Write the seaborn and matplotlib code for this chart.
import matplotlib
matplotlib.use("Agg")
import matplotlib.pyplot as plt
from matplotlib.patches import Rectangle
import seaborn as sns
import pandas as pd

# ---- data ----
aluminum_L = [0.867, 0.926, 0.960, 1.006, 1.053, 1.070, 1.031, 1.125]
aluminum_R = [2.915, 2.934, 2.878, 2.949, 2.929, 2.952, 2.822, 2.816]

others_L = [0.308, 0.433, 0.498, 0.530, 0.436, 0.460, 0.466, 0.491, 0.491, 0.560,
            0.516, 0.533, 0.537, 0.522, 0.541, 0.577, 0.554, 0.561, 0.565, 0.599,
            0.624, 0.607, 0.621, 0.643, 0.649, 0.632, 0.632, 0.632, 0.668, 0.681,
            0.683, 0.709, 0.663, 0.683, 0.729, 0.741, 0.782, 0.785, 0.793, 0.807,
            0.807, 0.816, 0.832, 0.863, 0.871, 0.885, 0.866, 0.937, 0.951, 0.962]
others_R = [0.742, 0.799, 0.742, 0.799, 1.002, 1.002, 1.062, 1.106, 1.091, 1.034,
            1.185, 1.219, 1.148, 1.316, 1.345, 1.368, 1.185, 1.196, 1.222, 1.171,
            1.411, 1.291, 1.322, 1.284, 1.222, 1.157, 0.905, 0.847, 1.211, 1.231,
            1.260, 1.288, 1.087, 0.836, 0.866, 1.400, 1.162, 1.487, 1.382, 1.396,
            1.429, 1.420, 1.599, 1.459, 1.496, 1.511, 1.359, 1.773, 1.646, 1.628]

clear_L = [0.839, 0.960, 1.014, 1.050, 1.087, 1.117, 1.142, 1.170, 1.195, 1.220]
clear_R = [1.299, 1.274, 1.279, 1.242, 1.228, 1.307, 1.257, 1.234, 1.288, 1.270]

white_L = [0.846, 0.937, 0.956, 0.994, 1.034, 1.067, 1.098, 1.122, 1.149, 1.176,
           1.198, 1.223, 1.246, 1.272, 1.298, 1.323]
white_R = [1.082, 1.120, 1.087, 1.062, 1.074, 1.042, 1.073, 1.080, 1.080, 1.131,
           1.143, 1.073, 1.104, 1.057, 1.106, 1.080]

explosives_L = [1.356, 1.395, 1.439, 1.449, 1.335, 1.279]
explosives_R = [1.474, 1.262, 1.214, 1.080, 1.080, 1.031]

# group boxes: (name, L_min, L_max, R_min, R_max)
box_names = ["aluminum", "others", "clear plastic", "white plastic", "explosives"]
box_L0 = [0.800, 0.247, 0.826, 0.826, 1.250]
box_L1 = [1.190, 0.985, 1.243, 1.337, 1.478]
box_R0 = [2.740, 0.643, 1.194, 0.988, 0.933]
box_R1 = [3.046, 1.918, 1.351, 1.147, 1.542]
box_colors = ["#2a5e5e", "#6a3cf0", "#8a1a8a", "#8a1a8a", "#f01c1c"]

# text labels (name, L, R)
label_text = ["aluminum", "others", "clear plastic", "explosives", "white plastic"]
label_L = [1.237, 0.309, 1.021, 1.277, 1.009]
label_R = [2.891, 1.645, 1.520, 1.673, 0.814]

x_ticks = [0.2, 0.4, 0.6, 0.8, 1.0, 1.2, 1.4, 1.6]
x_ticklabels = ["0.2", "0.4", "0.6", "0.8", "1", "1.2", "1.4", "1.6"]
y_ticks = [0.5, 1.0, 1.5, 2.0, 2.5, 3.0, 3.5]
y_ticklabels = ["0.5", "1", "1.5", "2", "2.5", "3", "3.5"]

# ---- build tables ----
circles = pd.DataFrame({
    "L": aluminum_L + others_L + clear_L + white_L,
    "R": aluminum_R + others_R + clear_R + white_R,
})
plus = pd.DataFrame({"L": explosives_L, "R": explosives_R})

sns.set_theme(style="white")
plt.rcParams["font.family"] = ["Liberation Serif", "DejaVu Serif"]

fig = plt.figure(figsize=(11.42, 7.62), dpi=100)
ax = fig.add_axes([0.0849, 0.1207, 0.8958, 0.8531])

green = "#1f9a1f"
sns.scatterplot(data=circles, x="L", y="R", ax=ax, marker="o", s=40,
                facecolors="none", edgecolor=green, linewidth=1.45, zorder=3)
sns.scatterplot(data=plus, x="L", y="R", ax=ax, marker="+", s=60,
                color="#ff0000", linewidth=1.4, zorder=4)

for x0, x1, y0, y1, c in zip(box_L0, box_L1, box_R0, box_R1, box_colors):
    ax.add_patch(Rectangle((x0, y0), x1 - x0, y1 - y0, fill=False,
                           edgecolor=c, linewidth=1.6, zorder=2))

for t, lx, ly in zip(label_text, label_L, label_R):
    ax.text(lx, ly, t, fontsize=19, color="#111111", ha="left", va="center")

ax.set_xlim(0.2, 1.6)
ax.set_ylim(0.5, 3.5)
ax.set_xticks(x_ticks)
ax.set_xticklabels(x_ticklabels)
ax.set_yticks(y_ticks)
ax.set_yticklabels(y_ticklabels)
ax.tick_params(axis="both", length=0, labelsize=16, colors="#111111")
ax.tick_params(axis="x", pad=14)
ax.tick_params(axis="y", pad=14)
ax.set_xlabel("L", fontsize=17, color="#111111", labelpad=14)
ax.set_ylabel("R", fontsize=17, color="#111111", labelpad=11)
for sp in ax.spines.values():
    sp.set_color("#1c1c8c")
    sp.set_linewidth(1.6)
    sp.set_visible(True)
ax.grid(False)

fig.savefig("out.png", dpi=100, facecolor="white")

——————————

=== Work to complete ===
Please print exactly what appears from the first line of the data through the line with "2.952, 2.822, 2.816]", including both of those lines and nothing past them.

=== Response to this task ===
Write the seaborn and matplotlib code for this chart.
import matplotlib
matplotlib.use("Agg")
import matplotlib.pyplot as plt
from matplotlib.patches import Rectangle
import seaborn as sns
import pandas as pd

# ---- data ----
aluminum_L = [0.867, 0.926, 0.960, 1.006, 1.053, 1.070, 1.031, 1.125]
aluminum_R = [2.915, 2.934, 2.878, 2.949, 2.929, 2.952, 2.822, 2.816]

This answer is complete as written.